Ambiguous pictorial depth cues and perceptions of nonrigid motion in the three-loop figure.

The three-loop figure is a two-dimensional (2-D) pattern that generates (mis)perceptions of nonrigid three-dimensional (3-D) structure when rotated about its centre. Such observations have been described as counterexamples to the principle whereby a moving object is presumed to be rigid, provided that a rigid interpretation is possible (ie the 'rigidity constraint'). In the present investigation we demonstrated that stationary three-loop figures exhibit many of the classic properties of multistable/ambiguous figures, with any one of several possible 3-D configurations being reported at any one instant.
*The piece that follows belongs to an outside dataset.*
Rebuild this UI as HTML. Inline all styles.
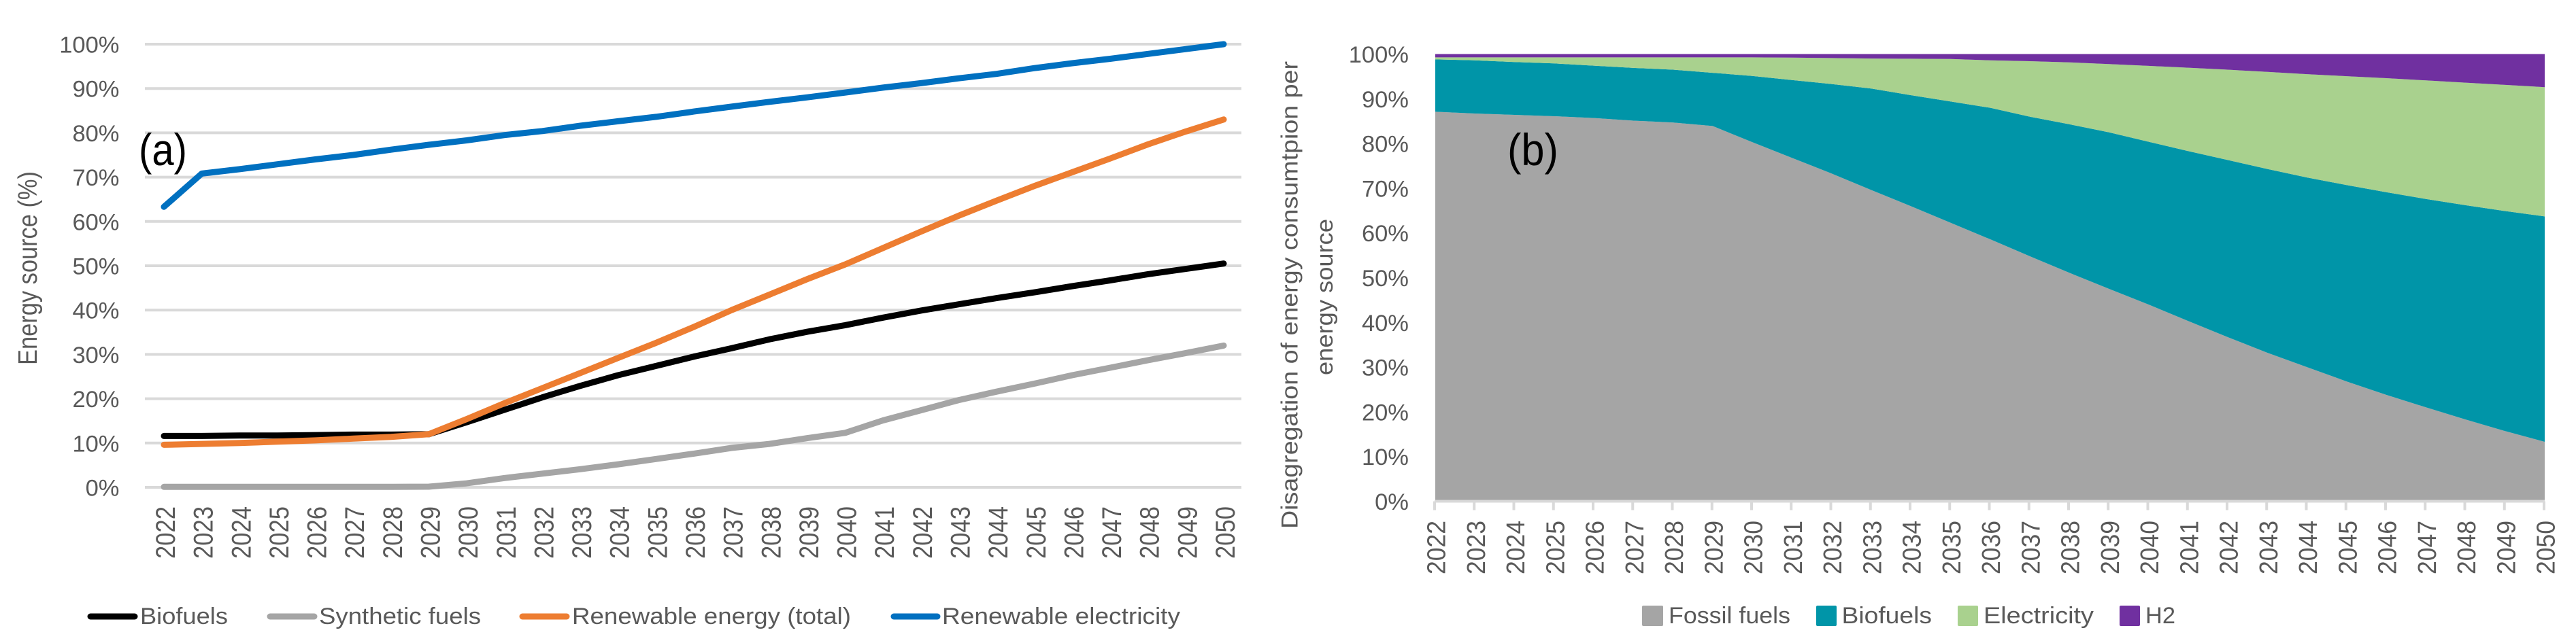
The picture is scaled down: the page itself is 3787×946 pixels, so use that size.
<!DOCTYPE html>
<html lang="en">
<head>
<meta charset="utf-8">
<title>Energy source shares 2022-2050</title>
<style>
html,body{margin:0;padding:0;background:#fff}
svg{display:block}
text{font-family:"Liberation Sans",sans-serif;fill:#595959}
</style>
</head>
<body>
<svg id="figure" xmlns="http://www.w3.org/2000/svg" width="3787" height="946" viewBox="0 0 3787 946">
  <rect width="3787" height="946" fill="#fff"/>

  <g id="chart-a">
    <g id="a-grid"></g>
    <g id="a-yticks"></g>
    <g id="a-xticks"></g>
    <g id="a-lines"></g>
    <text transform="translate(54,537) rotate(-90) scale(1,1.12)" font-size="34.4" textLength="285" lengthAdjust="spacingAndGlyphs">Energy source (%)</text>
    <text x="204" y="243" font-size="66" textLength="71" lengthAdjust="spacingAndGlyphs" style="fill:#000">(a)</text>
    <g>
      <g>
        <line x1="133" y1="907" x2="198" y2="907" stroke="#000000" stroke-width="9" stroke-linecap="round"/>
        <text x="206" y="918" font-size="34.5" textLength="129" lengthAdjust="spacingAndGlyphs">Biofuels</text>
      </g>
      <g>
        <line x1="397" y1="907" x2="462" y2="907" stroke="#A5A5A5" stroke-width="9" stroke-linecap="round"/>
        <text x="469" y="918" font-size="34.5" textLength="238" lengthAdjust="spacingAndGlyphs">Synthetic fuels</text>
      </g>
      <g>
        <line x1="768" y1="907" x2="833" y2="907" stroke="#ED7D31" stroke-width="9" stroke-linecap="round"/>
        <text x="841" y="918" font-size="34.5" textLength="410" lengthAdjust="spacingAndGlyphs">Renewable energy (total)</text>
      </g>
      <g>
        <line x1="1314" y1="907" x2="1378" y2="907" stroke="#0070C0" stroke-width="9" stroke-linecap="round"/>
        <text x="1385" y="918" font-size="34.5" textLength="350" lengthAdjust="spacingAndGlyphs">Renewable electricity</text>
      </g>
    </g>
  </g>

  <g id="chart-b">
    <g id="b-areas"></g>
    <g id="b-axis"></g>
    <g id="b-yticks"></g>
    <g id="b-xticks"></g>
    <text transform="translate(1907.7,778) rotate(-90)" font-size="34.5" textLength="688" lengthAdjust="spacingAndGlyphs">Disagregation of energy consumtpion per</text>
    <text transform="translate(1959,552) rotate(-90)" font-size="34.5" textLength="230" lengthAdjust="spacingAndGlyphs">energy source</text>
    <text x="2216" y="243" font-size="66" textLength="75" lengthAdjust="spacingAndGlyphs" style="fill:#000">(b)</text>
    <g>
      <g>
        <rect x="2414" y="891" width="31" height="30" rx="2" fill="#A5A5A5"/>
        <text x="2453" y="917" font-size="34.5" textLength="179" lengthAdjust="spacingAndGlyphs">Fossil fuels</text>
      </g>
      <g>
        <rect x="2670" y="891" width="30" height="30" rx="2" fill="#0095A8"/>
        <text x="2707.5" y="917" font-size="34.5" textLength="132.5" lengthAdjust="spacingAndGlyphs">Biofuels</text>
      </g>
      <g>
        <rect x="2878" y="891" width="30" height="30" rx="2" fill="#A9D18E"/>
        <text x="2916" y="917" font-size="34.5" textLength="162" lengthAdjust="spacingAndGlyphs">Electricity</text>
      </g>
      <g>
        <rect x="3116" y="891" width="30" height="30" rx="2" fill="#7030A0"/>
        <text x="3154" y="917" font-size="34.5" textLength="44" lengthAdjust="spacingAndGlyphs">H2</text>
      </g>
    </g>
  </g>
</svg>

<script>
const years = [2022,2023,2024,2025,2026,2027,2028,2029,2030,2031,2032,2033,2034,2035,2036,2037,2038,2039,2040,2041,2042,2043,2044,2045,2046,2047,2048,2049,2050];
const yTickLabels = ['0%','10%','20%','30%','40%','50%','60%','70%','80%','90%','100%'];
const yTickValues = [0,10,20,30,40,50,60,70,80,90,100];

// Panel (a) series, % of energy source
const biofuelsShare = [11.6,11.6,11.7,11.7,11.8,11.9,11.9,12,14.7,17.5,20.3,22.9,25.3,27.4,29.5,31.4,33.4,35.1,36.6,38.3,39.9,41.3,42.7,44,45.4,46.7,48.1,49.3,50.5];
const syntheticFuelsShare = [0.1,0.1,0.1,0.1,0.1,0.1,0.1,0.15,0.9,2.1,3.1,4.1,5.2,6.4,7.6,8.9,9.8,11.1,12.3,15.1,17.4,19.7,21.6,23.4,25.3,27,28.7,30.3,32];
const renewableTotalShare = [9.6,9.8,10,10.3,10.6,11,11.4,12,15.4,19,22.4,25.8,29.2,32.6,36.2,40,43.5,47,50.3,54,57.7,61.3,64.7,68,71.1,74.2,77.4,80.3,83];
const renewableElectricityShare = [63.3,70.8,71.8,72.9,74,75,76.2,77.3,78.3,79.5,80.4,81.6,82.6,83.6,84.8,85.9,87,88,89.1,90.2,91.2,92.3,93.3,94.6,95.7,96.7,97.8,98.9,100];

// Panel (b) stacked series, % of energy consumption
const fossilArea = [87.1,86.7,86.4,86.1,85.7,85.1,84.7,83.9,80.3,76.8,73.3,69.6,66,62.3,58.6,54.8,51.1,47.5,44,40.3,36.7,33.2,30,26.8,23.8,21,18.3,15.7,13.3];
const biofuelsArea = [11.7,11.9,11.8,11.8,11.7,11.8,11.8,11.9,14.8,17.4,20,22.7,24.8,27.1,29.4,31.2,33.2,35,36.4,38,39.6,41.1,42.4,43.9,45.3,46.6,47.9,49.2,50.4];
const electricityArea = [0.45,0.65,1.05,1.35,1.85,2.35,2.75,3.45,4.15,5,5.8,6.7,8.15,9.5,10.6,12.4,13.85,15.25,16.95,18.65,20.2,21.7,23.1,24.35,25.5,26.5,27.4,28.2,28.9];
const h2Area = [0.75,0.75,0.75,0.75,0.75,0.75,0.75,0.75,0.75,0.8,0.9,1,1.05,1.1,1.4,1.6,1.85,2.25,2.65,3.05,3.5,4,4.5,4.95,5.4,5.9,6.4,6.9,7.4];

const NS = 'http://www.w3.org/2000/svg';
function mk(tag, parent, attrs, txt) {
  const el = document.createElementNS(NS, tag);
  for (const k in attrs) el.setAttribute(k, attrs[k]);
  if (txt !== undefined) el.textContent = txt;
  parent.appendChild(el);
  return el;
}
const $ = id => document.getElementById(id);

// Axis functions
const xA = i => 241 + (1799 - 241) * i / (years.length - 1);
const yA = v => 717 - 6.52 * v;
const xB = i => 2110 + (3741 - 2110) * i / (years.length - 1);
const yB = v => 737.5 - 6.58 * v;

// Panel (a) gridlines and y ticks
yTickValues.forEach((v, i) => {
  const g = mk('line', $('a-grid'), {x1: 213, x2: 1825, y1: yA(v), y2: yA(v), stroke: '#D9D9D9', 'stroke-width': 4});
  
  
  const t = mk('text', $('a-yticks'), {x: 175.5, y: yA(v) + 12.5, 'text-anchor': 'end', 'font-size': 34.5}, yTickLabels[i]);
  
  
});

// Panel (a) year labels
years.forEach((yr, i) => {
  const t = mk('text', $('a-xticks'), {transform: 'translate(' + (xA(i) + 16) + ',822) rotate(-90) scale(1,1.16)', 'font-size': 34.6, textLength: 77, lengthAdjust: 'spacingAndGlyphs'}, yr);
  
  
});

// Panel (a) lines
const lineNames = ['biofuels', 'synthetic-fuels', 'renewable-electricity', 'renewable-total'];
const lineValues = [biofuelsShare, syntheticFuelsShare, renewableElectricityShare, renewableTotalShare];
const lineColors = ['#000000', '#A5A5A5', '#0070C0', '#ED7D31'];
lineValues.forEach((vals, s) => {
  const d = vals.map((v, i) => (i ? 'L' : 'M') + xA(i).toFixed(1) + ' ' + yA(v).toFixed(1)).join(' ');
  const p = mk('path', $('a-lines'), {d: d, fill: 'none', stroke: lineColors[s], 'stroke-width': 9, 'stroke-linecap': 'round', 'stroke-linejoin': 'round'});
  
  
});

// Panel (b) stacked areas
const areaNames = ['fossil-fuels', 'biofuels', 'electricity', 'h2'];
const areaValues = [fossilArea, biofuelsArea, electricityArea, h2Area];
const areaColors = ['#A5A5A5', '#0095A8', '#A9D18E', '#7030A0'];
let base = years.map(() => 0);
areaValues.forEach((vals, s) => {
  const top = vals.map((v, i) => base[i] + v);
  let d = top.map((v, i) => (i ? 'L' : 'M') + xB(i).toFixed(1) + ' ' + yB(v).toFixed(1)).join(' ');
  for (let i = years.length - 1; i >= 0; i--) d += ' L' + xB(i).toFixed(1) + ' ' + yB(base[i]).toFixed(1);
  const p = mk('path', $('b-areas'), {d: d + ' Z', fill: areaColors[s]});
  
  
  base = top;
});

// Panel (b) axis, ticks and labels
const axisB = mk('line', $('b-axis'), {x1: xB(0) - 1, x2: xB(years.length - 1), y1: yB(0), y2: yB(0), stroke: '#D9D9D9', 'stroke-width': 4});


yTickValues.forEach((v, i) => {
  const t = mk('text', $('b-yticks'), {x: 2071, y: yB(v) + 12.5, 'text-anchor': 'end', 'font-size': 34.5}, yTickLabels[i]);
  
  
});
years.forEach((yr, i) => {
  const m = mk('line', $('b-axis'), {x1: xB(i) - 1, x2: xB(i) - 1, y1: yB(0), y2: yB(0) + 13, stroke: '#D9D9D9', 'stroke-width': 4});
  
  
  const t = mk('text', $('b-xticks'), {transform: 'translate(' + (xB(i) + 14.5) + ',845) rotate(-90) scale(1,1.08)', 'font-size': 35.5, textLength: 79, lengthAdjust: 'spacingAndGlyphs'}, yr);
  
  
});
</script>
</body>
</html>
Further investigation revealed that perceived nonrigidity during rotation was markedly reduced (and rigidity enhanced) when the figure was modified with static pictorial depth cues (eg shading, interposition). These cues had no effect on the overall proportion of time that observers reported 3-D organisations in stationary versions of the figure, but significantly reduced the frequency of perceptual reorganisation, and increased the duration for reporting a particular organisation. Since each of the perceived 3-D structures in a stationary ambiguous 2-D figure has a unique kinetic counterpart (ie rigid transformation), we attribute the nonrigid structure perceived when the figure rotates to the integration of these otherwise inconsistent kinetic components; and have further illustrated this with modified versions of a Penrose impossible triangle. Under kinetic versions of the classical size/distance invariance hypothesis, the rigidity constraint may be considered to represent a special instance of size/shape constancy, in which case counterexamples involving (mis)perceptions of nonrigid structure are comparable to other well-known exceptions to such principles of minimum object change (eg classical illusions)